When it comes to excising hate speech videos and illicit content from YouTube, Google plans to go hard on developing automated programs and machine learning to scan the world’s second most popular website for extremist and controversial materials. While human moderators take care of the bulk of this work right now, YouTube is already unrolling A.I. systems to handle these ditties, and machines will take on more of that work as time passes.

About a month ago, a YouTube spokesperson acknowledged hate speech was becoming a bigger issue. The company hopes A.I. can be the solution to cracking down on the dissemination of extremist speech across the website.

“Our initial use of machine learning has more than doubled both the number of videos we’ve removed for violent extremism, as well as the rate at which we’ve taken this kind of content down,” a YouTube spokesperson told The Guardian. Over 75 percent of the videos we’ve removed for violent extremism over the past month were taken down before receiving a single human flag.”

About 400 hours of content are uploaded to YouTube every minute. Moderating all that video requires a highly efficient system, which makes machines an ideal solution.

Of course, the big question is exactly what standards YouTube plans to enforce. According to The Guardian, the company doesn’t necessarily have to do anything about content that is objectionable, but not illegal. Those kinds of videos will not be taken down, but rather made available in a “limited state.” It’s unclear exactly what that means, but the company spokesperson told The Guardian, “The videos will remain on YouTube behind an interstitial, won’t be recommended, won’t be monetized, and won’t have key features including comments, suggested videos, and likes.”
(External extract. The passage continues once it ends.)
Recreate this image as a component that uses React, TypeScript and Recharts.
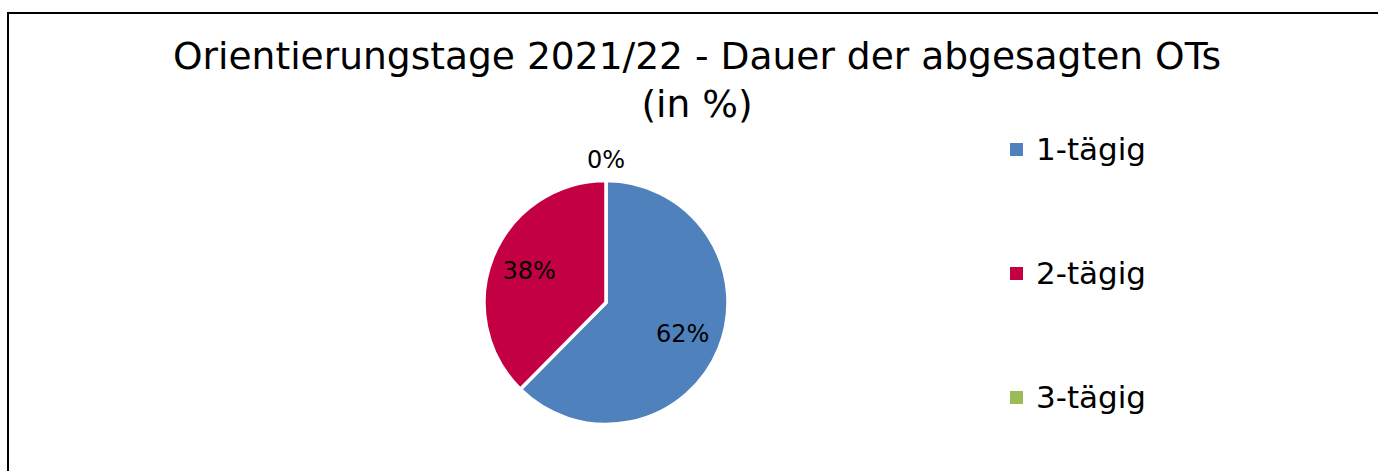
import React from "react";
import { PieChart, Pie, Cell, Legend } from "recharts";

const categories = ["1-tägig", "2-tägig", "3-tägig"];
const shares = [62.4, 37.6, 0];
const colors = ["#4F81BD", "#C30044", "#9BBB59"];
const titleLines = ["Orientierungstage 2021/22 - Dauer der abgesagten OTs", "(in %)"];

const data = categories.map((name, i) => ({ name, value: shares[i] }));

const FONT = "'DejaVu Sans', Verdana, sans-serif";
const RADIAN = Math.PI / 180;

const renderLabel = (props: any) => {
  const { cx, cy, midAngle, outerRadius, percent } = props;
  const r = percent === 0 ? outerRadius + 21 : outerRadius * 0.68;
  const x = cx + r * Math.cos(-midAngle * RADIAN);
  const y = cy + r * Math.sin(-midAngle * RADIAN);
  return (
    <text
      x={x}
      y={y}
      fill="#000"
      fontSize={24}
      fontFamily={FONT}
      textAnchor="middle"
      dominantBaseline="central"
    >
      {`${Math.round(percent * 100)}%`}
    </text>
  );
};

const renderLegend = (props: any) => {
  const { payload } = props;
  return (
    <div style={{ fontFamily: FONT }}>
      {(payload || []).map((entry: any, i: number) => (
        <div
          key={i}
          style={{ height: 124, display: "flex", alignItems: "center" }}
        >
          <div
            style={{
              width: 13,
              height: 13,
              background: entry.color,
              marginRight: 13,
              flex: "none",
            }}
          />
          <span style={{ fontSize: 31, color: "#000", lineHeight: "36px" }}>
            {entry.value}
          </span>
        </div>
      ))}
    </div>
  );
};

export default function App() {
  return (
    <div style={{ position: "absolute", left: 0, top: 0, width: 1378, height: 471, overflow: "hidden", background: "#fff" }}>
      <div
        style={{
          position: "absolute",
          left: 7,
          top: 12,
          width: 1400,
          height: 500,
          border: "2px solid #000",
          boxSizing: "border-box",
        }}
      />
      <div
        style={{
          position: "absolute",
          left: 0,
          top: 32,
          width: 1394,
          textAlign: "center",
          fontFamily: FONT,
          fontSize: 37.6,
          lineHeight: "48px",
          color: "#000",
        }}
      >
        {titleLines.map((t, i) => (
          <div key={i}>{t}</div>
        ))}
      </div>
      <div style={{ position: "absolute", left: 0, top: 0 }}>
        <PieChart width={1378} height={471}>
          <Pie
            data={data}
            dataKey="value"
            nameKey="name"
            cx={601}
            cy={297.5}
            outerRadius={122}
            startAngle={90}
            endAngle={-270}
            stroke="#fff"
            strokeWidth={3.5}
            label={renderLabel}
            labelLine={false}
            isAnimationActive={false}
          >
            {data.map((d, i) => (
              <Cell key={d.name} fill={colors[i]} />
            ))}
          </Pie>
          <Legend
            layout="vertical"
            align="right"
            verticalAlign="top"
            content={renderLegend}
            wrapperStyle={{ position: "absolute", left: 1010, top: 87, width: 250 }}
          />
        </PieChart>
      </div>
    </div>
  );
}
Moreover, YouTube is forced to censor different types of videos depending on where the user is accessing the site. Trained algorithms will need to be customized according to different countries’ standards and laws.

One big concern that seems to go unaddressed is whether these A.I. censorship programs may go too far — needlessly scrubbing content which violates no laws or speech standards, or if they may perhaps be hijacked for nefarious purposes. Those issues, of course, permeate the rest of the internet as well, and it’s unlikely YouTube and Google will be able to fully escape such concerns.